In our day and again, it is easy to overbook our schedules, filling them with too many outings and scheduled activities, often leading to grumpy overtired children. This is especially true when your children are young. Even if you have to keep the actual napping portion short, and then allow these little ones to look at books or color, it is still hugely beneficial. I did discover that if my kids nap past a certain time in the afternoon, they would have a harder time going to sleep at night, so we moved naptime up a bit, or I woke them up sooner. It was easy to flex and adjust as needed. It’s worth it!

In addition to our daily quiet time, I try to schedule a 1-2 hour outing once or twice a month for myself to get out of the house and have some quiet time at a local coffee shop. I use this time for planning, journaling, and reading. This might be after my husband comes home from work, or while a family member is over watching my littles. Or maybe you could trade babysitting with another mama to help you cultivate this space. The quiet and getting out of the house is so refreshing and revitalizing. We need it. This is good.

So, yes, you can homeschool and still have quiet breaks. I am a strong proponent of keeping this mama sane and joyful. It may not work for all, and that’s okay. Try to carve in some quiet time in your day wherever you can find it. But starting when your kids are young does make it easier to uphold this practice. We are going nine years strong!

The Lord will fight for you, and you can hold your peace and remain at rest. (Exodus 14:14)

How do you find time to have quiet rest and refreshment as a homeschooling mom?

To return to the series index, click here.

Photo Credit

About Lindsay

Lindsay Edmonds is first a lover of Jesus, wife, mother of four, homemaker, and writer. She loves inspiring women around the world toward simple, natural, and intentional living for the glory of God.

8 Responses to Quiet Time for Mommy is a Good Thing (Homeschooling with Littles & Real Life – Part 3)

  1. Lizzy September 15, 2016 at 2:32 am #

    I have a 3 year old and a 3 month old and I’m not sure how to make this happen. How did you get started with this when yours were little?

    • Lindsay September 17, 2016 at 8:08 am #

      Lizzy, I would start by getting your baby on a nap schedule, if he/she is not on one already. I found that if they took a morning nap, I would often just wake them up a bit early, so they had sufficient time to get tired again before laying baby and your 3 year old down together after lunch time, or whatever time works best. A 3 year old definitely can still take an afternoon nap (mine nap till 5-5.5 yrs)…it just takes a little adjusting with baby’s schedule to get them tired at the same time. My 3 month olds were usually taking 3 naps a day, so the morning nap would run from roughly 9-11am, and then a two hour wake period, before putting them down again around 1pm. You just have to watch your baby’s cues and learn how long of a wake period they are happy for. Maybe it’s longer or maybe its shorter.

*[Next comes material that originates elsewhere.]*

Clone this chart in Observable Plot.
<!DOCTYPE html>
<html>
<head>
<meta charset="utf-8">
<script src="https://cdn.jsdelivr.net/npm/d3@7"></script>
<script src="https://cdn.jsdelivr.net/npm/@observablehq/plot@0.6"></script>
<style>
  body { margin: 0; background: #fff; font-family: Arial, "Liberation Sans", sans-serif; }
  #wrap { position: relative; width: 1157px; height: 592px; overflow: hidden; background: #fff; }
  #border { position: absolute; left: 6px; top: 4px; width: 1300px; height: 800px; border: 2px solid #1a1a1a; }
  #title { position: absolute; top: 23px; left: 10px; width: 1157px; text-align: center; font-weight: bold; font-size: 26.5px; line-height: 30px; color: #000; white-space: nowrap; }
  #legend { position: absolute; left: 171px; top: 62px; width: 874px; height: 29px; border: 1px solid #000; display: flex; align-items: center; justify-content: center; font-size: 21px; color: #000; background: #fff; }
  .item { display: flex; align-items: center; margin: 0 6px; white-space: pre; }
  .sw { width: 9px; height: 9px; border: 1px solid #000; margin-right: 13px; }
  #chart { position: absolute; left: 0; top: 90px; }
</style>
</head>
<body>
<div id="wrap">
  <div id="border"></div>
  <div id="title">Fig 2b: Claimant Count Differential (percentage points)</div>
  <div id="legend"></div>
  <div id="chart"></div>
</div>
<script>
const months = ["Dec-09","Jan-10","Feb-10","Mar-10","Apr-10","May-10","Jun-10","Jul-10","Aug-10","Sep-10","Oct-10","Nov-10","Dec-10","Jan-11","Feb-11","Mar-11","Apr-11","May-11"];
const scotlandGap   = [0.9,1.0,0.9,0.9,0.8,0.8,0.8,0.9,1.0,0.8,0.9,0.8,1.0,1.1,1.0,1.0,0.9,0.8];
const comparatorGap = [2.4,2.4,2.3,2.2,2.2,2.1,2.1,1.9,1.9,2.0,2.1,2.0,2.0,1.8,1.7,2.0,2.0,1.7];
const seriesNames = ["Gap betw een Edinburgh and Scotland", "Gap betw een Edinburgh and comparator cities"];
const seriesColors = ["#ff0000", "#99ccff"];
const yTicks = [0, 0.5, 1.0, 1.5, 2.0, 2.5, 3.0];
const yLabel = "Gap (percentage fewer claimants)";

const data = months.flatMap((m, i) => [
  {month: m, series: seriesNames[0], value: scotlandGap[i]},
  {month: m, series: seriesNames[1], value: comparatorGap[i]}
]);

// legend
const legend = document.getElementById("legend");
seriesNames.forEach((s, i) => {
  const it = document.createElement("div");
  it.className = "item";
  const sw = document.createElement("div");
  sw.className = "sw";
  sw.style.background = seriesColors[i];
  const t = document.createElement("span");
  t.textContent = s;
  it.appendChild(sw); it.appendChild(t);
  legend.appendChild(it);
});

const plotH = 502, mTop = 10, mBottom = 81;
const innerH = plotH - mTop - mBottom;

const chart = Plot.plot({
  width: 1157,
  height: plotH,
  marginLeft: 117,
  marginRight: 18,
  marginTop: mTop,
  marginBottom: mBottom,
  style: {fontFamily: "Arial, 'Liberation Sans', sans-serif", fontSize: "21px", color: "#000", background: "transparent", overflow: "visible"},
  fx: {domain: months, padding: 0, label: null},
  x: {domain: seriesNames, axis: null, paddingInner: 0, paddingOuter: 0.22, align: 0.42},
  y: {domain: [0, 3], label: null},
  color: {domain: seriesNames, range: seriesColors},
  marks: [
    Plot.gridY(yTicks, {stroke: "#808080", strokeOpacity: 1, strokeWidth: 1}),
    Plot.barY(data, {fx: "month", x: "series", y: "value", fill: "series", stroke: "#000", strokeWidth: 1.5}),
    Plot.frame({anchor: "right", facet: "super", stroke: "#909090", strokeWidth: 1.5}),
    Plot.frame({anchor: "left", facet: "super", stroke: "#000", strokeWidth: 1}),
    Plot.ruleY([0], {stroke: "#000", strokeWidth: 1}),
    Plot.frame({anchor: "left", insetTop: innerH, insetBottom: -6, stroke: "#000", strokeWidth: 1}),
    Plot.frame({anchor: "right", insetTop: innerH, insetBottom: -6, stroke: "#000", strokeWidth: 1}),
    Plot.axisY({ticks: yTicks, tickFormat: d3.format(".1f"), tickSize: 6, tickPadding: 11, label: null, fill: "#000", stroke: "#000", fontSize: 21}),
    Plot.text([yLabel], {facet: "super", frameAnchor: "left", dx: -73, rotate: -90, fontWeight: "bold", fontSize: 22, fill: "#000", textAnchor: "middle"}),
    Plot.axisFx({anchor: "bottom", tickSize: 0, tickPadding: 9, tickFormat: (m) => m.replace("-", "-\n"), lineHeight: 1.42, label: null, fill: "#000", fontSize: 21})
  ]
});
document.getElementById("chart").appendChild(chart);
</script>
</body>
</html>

  2. Ila September 9, 2016 at 9:40 am #

    I always made an effort to include restful quiet times into our days. Even without napping, they need time to relax and calm their minds. It cultivates a sense of independence for my children. They don’t need ME to occupy them and entertain them.

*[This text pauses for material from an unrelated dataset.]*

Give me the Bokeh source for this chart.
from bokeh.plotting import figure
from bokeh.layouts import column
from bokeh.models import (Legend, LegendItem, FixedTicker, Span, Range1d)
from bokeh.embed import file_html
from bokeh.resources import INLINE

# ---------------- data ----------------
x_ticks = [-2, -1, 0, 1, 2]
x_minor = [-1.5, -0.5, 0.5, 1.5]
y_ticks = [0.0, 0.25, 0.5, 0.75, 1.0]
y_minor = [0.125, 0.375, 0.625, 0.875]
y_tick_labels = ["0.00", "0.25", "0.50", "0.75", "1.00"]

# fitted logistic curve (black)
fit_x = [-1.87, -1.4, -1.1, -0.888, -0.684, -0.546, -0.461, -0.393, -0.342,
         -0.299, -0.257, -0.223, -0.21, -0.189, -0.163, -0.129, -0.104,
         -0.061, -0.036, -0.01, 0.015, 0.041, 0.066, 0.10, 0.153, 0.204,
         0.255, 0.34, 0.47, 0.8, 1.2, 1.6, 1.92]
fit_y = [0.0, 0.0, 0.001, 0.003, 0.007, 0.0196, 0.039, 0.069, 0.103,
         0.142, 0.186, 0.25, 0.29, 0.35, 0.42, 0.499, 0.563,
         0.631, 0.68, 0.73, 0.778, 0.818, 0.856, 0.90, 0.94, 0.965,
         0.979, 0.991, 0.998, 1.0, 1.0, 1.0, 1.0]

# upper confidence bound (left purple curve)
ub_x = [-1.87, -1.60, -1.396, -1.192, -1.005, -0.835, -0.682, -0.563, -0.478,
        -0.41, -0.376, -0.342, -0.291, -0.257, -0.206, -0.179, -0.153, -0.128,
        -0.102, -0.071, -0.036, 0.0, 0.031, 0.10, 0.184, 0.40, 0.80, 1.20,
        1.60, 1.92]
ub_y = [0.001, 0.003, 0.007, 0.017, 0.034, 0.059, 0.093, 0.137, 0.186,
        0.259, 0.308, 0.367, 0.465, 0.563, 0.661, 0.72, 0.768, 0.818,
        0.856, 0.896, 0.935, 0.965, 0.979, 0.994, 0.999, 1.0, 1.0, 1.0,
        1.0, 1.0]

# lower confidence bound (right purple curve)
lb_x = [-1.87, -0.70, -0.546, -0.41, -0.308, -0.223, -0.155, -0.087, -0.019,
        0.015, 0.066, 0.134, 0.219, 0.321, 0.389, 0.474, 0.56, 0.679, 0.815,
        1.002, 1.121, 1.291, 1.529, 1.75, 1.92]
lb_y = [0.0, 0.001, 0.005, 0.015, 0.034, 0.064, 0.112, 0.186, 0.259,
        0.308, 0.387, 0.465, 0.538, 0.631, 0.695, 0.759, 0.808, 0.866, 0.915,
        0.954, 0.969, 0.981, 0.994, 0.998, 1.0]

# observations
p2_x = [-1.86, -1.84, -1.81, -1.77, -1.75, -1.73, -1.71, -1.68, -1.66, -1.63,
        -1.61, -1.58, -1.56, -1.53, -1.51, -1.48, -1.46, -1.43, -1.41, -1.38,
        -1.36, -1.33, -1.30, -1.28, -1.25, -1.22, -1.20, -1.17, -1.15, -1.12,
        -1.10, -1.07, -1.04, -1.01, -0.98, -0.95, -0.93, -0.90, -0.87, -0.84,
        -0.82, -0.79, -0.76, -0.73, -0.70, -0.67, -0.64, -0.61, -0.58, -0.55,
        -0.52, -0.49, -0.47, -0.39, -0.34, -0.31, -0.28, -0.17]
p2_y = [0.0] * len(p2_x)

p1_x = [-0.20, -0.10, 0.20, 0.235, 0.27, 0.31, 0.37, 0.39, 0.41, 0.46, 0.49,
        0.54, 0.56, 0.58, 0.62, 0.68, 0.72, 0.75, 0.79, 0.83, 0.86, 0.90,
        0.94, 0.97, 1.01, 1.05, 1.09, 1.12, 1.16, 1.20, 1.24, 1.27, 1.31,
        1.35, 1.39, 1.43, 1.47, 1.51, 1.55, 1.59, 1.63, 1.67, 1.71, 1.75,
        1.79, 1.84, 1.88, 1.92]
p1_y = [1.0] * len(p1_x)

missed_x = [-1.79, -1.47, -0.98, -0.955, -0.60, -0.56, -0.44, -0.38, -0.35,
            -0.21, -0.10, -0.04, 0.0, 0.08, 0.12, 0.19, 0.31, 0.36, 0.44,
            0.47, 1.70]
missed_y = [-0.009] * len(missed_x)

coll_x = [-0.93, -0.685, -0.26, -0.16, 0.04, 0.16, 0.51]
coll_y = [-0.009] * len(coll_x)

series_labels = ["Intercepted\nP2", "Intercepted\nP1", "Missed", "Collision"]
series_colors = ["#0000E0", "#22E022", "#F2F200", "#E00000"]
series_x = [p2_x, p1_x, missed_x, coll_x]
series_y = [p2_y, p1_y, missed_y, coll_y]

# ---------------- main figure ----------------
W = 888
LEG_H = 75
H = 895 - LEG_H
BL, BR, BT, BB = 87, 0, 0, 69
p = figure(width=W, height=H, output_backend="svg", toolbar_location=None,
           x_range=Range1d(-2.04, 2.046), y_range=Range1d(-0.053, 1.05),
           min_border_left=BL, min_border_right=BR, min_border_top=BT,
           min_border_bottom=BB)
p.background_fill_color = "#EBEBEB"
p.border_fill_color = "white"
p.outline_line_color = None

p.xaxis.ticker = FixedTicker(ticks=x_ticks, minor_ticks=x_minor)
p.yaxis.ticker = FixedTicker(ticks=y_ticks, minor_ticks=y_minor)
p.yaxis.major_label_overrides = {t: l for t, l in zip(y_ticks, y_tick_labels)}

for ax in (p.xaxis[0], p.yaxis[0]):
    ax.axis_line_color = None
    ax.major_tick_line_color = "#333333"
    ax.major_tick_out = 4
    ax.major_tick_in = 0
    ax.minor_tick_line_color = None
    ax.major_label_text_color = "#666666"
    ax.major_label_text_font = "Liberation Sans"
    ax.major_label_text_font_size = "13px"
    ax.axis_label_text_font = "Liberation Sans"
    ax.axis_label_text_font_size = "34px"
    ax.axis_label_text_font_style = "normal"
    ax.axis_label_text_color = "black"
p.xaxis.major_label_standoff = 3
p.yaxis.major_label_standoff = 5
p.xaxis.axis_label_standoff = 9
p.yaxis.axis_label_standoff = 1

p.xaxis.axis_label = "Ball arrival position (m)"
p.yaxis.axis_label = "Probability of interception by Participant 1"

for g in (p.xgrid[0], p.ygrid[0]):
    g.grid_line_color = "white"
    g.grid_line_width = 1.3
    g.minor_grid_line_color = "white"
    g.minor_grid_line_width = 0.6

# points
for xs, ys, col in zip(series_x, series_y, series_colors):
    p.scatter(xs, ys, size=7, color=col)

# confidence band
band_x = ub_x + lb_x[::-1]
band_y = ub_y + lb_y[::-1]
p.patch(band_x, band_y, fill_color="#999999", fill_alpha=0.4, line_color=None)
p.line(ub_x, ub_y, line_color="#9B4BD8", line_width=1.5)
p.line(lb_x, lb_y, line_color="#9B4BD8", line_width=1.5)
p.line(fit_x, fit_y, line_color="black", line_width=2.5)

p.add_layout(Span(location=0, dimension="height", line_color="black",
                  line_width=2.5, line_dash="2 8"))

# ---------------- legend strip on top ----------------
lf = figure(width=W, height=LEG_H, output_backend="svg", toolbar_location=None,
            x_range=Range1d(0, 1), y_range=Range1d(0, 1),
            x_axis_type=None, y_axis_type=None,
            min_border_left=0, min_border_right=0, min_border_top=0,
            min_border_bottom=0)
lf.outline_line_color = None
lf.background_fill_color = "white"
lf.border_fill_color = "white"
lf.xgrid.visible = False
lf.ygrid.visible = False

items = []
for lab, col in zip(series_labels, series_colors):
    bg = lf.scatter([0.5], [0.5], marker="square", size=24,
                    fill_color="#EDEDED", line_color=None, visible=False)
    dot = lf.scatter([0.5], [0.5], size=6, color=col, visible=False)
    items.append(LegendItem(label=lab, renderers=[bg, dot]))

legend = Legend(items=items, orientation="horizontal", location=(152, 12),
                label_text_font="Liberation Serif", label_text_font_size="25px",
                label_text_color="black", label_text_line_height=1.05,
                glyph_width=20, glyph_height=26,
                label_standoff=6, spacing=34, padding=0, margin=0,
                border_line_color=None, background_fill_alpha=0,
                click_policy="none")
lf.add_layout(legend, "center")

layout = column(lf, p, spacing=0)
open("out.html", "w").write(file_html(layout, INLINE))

    I read, nap, draw, and listen to encouraging/informational YouTube videos. The kids will nap, color/draw, play with imaginext playsets, Legos, “read” (I don’t have any little readers yet), watch a movie, etc.

  3. Jennifer Fountain September 8, 2016 at 10:30 am #

    Yes! My triplets turn 5 in a few weeks and they still nap 2+ hours every day. And my 1 year old naps somewhere around there. If they don’t nap or I don’t rest, it is so much harder to make it through the rest of the day extending grace and love to my family.

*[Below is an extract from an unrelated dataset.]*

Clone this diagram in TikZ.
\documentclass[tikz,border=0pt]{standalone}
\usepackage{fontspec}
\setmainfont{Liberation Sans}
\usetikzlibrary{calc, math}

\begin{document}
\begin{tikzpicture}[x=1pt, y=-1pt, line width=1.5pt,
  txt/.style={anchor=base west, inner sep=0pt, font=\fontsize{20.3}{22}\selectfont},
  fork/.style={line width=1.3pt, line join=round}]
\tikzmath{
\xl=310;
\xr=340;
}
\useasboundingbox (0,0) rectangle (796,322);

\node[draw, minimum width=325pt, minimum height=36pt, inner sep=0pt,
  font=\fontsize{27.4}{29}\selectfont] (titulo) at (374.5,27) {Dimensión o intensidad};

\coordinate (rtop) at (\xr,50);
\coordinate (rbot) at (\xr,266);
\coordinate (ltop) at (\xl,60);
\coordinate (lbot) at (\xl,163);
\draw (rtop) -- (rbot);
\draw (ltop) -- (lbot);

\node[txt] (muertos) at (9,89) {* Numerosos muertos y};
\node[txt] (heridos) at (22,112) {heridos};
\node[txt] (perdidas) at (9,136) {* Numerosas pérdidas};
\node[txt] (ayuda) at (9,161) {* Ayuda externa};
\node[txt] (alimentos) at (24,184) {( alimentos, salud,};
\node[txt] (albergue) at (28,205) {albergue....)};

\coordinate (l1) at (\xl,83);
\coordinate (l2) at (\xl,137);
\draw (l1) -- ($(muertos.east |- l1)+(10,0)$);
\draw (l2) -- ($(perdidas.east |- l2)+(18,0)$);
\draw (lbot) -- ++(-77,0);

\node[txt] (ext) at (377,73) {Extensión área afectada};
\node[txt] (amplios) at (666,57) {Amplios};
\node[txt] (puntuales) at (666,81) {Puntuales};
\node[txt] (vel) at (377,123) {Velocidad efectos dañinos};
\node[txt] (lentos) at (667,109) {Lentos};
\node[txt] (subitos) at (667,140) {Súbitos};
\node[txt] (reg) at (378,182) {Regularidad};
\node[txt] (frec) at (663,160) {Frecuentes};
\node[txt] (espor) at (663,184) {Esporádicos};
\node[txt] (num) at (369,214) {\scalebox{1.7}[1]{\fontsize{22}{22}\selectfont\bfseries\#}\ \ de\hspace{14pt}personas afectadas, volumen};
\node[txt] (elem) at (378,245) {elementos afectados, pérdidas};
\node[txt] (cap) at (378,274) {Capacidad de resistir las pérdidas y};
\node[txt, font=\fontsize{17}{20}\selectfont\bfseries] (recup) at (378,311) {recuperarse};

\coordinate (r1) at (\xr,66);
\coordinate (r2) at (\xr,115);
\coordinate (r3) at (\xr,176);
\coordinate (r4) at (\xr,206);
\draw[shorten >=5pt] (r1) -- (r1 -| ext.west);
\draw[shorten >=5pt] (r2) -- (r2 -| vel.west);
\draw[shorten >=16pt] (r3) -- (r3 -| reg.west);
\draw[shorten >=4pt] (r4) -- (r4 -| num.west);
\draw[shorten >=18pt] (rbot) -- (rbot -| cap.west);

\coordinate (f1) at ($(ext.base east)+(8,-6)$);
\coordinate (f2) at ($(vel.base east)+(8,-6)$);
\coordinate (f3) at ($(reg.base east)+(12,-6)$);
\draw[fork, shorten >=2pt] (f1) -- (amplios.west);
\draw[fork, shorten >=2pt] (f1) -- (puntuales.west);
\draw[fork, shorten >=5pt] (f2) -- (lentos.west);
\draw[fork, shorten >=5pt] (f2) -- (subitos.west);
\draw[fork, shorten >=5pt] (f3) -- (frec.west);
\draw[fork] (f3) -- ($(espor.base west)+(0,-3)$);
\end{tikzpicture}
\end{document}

    When we were growing up, my mother instituted quiet time / nap time. As the oldest of 5 children, I still remember working on school work or reading during this time – even when I was a senior in high school! So beneficial!

  4. Sarah M September 7, 2016 at 6:09 pm #

    When my kids were little, their naptime and bedtime was sacred. They slept like logs because they were always in their bed at the same time, and slept for long periods. It was a huge gift! Once they gave up their naps I also instituted quiet time (which took some training but I always encourage people-it’s a small portion of intense time spent for a long, fruitful time of reaping the rewards!) and we’re still going strong, as well. I’m a very strong introvert and although we do get out and do LOTS, and homeschool, I’m wiped by the afternoon as well. Now that my kids are 7 and 9, and my husband gets home at 5PM, I have 2.5 hours of quiet time every day, from 1:30-4. Often, if the neighbor kids are outside (we share a backyard), then they can spend their last hour out playing with them (my son is an extrovert!) but often my daughter will just stay in her room–guess what she is?! :)

    I agree, quiet time is SUCH a good idea for homeschoolers. I’d also encourage anyone and everyone (homeschooling or not) to implement it!
    Sarah M

  5. Allison September 7, 2016 at 5:34 pm #

    I randomly decided to search for your blog tonight, wondering if you were back at it and I was happy to see you are! I was always encouraged by your writing and look forward to see what you’re sharing! I started a little blog a year ago and share a bit about homeschooling and what Gods speaking to me as well. I love this enforcement of quiet time as I’m terrible at making sure it happens. My youngest isn’t the greatest sleeper so naps are never as long as id like!

  6. Sarah @ The Life of This Mother September 7, 2016 at 5:21 pm #

    I read this as my 3- and 2-year-old have their half an hour rest after lunch. Would love for it to be longer, but they’re not ready yet. This was my husband’s insistence too. He was like, “It’s not just good for you, it’s good for them!” And it’s true.

    I just love your blog. It blesses my soul.

  7. Jessica September 7, 2016 at 2:54 pm #

    I am so glad to see your blog again! It was one of my favorites for a long time :)

    This post gave me some relief from guilt. My oldest just turned five and still has 1.5-2 hours of quiet time in her room every afternoon while 2yo brother (and pregnant me) nap. I had been feeling guilty about this, but especially with preschool starting back up, now five mornings a week, she needs the rest. She doesn’t seem to mind it, and uses the time to build and play Legos and use her imagination, but I had been feeling guilty for still implementing this time now that she’s five. But Baby #3 is coming so I had wanted to continue it to give all of us a much-needed break each day – thank you for the relief from guilt!